Currently, they are, but it introduces a limitation (at least based on the way the rest of the code is written) of numbers no larger than 2^1018-1. I’d like to try and extend past that. First obvious thing to try is to simply double the size of the array so more data can go in. But then I run into issues with the processing of the data, like a “too many resources requested at launch” error.

(ECM_GPU_NB_DIGITS = 64 here)

__shared__ VOL digit_t b_temp_r[ECM_GPU_NB_DIGITS][1024/ECM_GPU_NB_DIGITS]; // [1024/ECM_GPU_NB_DIGITS][ECM_GPU_NB_DIGITS] ECM_GPU_CURVES_BY_BLOCK
  __shared__ VOL carry_t b_cy[ECM_GPU_NB_DIGITS][1024/ECM_GPU_NB_DIGITS]; 

  __shared__ VOL digit_t b_t[ECM_GPU_NB_DIGITS][1024/ECM_GPU_NB_DIGITS];
  __shared__ VOL digit_t b_u[ECM_GPU_NB_DIGITS][1024/ECM_GPU_NB_DIGITS];
  __shared__ VOL digit_t b_v[ECM_GPU_NB_DIGITS][1024/ECM_GPU_NB_DIGITS];
  __shared__ VOL digit_t b_w[ECM_GPU_NB_DIGITS][1024/ECM_GPU_NB_DIGITS];

I’m pretty sure these variables are the culprits. By default, they end up being 32 by 32 with blocks that call threads of 32 by 32. This is pretty much where I got stuck before.

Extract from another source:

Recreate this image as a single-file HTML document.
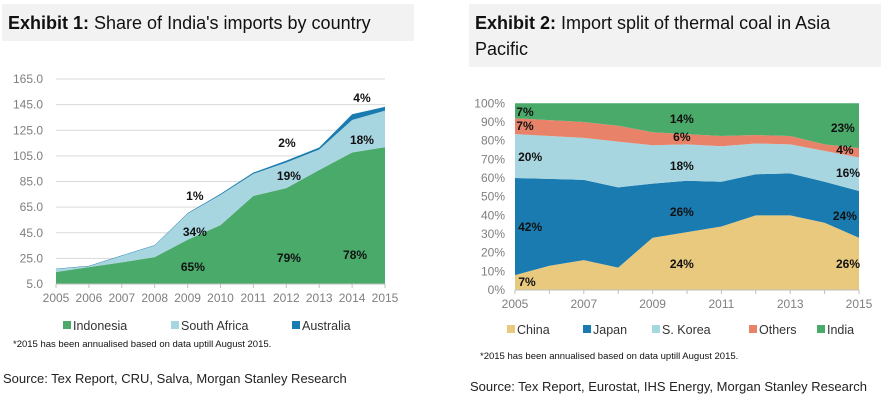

Thanks for taking the time to try and help out here. Your depth of knowledge is very clear from reading your other answers.

I had asked initially if you are trying to do extended precision (beyond 64 bits). It seems that you are?

If your approach to take a code and modify its range is to try and convert things from 32-bit to 64-bit, I’d recommend against that. At some point, the processing will have to be done 32-bits at a time.

I’d suggest rather understanding the previous issues you ran into, such as “too many resources requested for launch” and learn what those are and how to work around them.

facepalm

Thanks.

As for the extended precision, that would be down the line. I figured going to 64 bit (or, put another way, doubling the data I could pass into the kernel) would be a little simpler and allow me to learn more about CUDA programming, memory management and so on.

We’re speaking at cross purposes. You mentioned “numbers no larger than 2^1018-1.” I call that extended precision. It appears you are working on an “extended precision” code. I would leave the fundamental computation unit at 32-bits.

Ah, I see what you mean. I thought you were referring to using larger than 32-bit variables to represent the number. My mistake.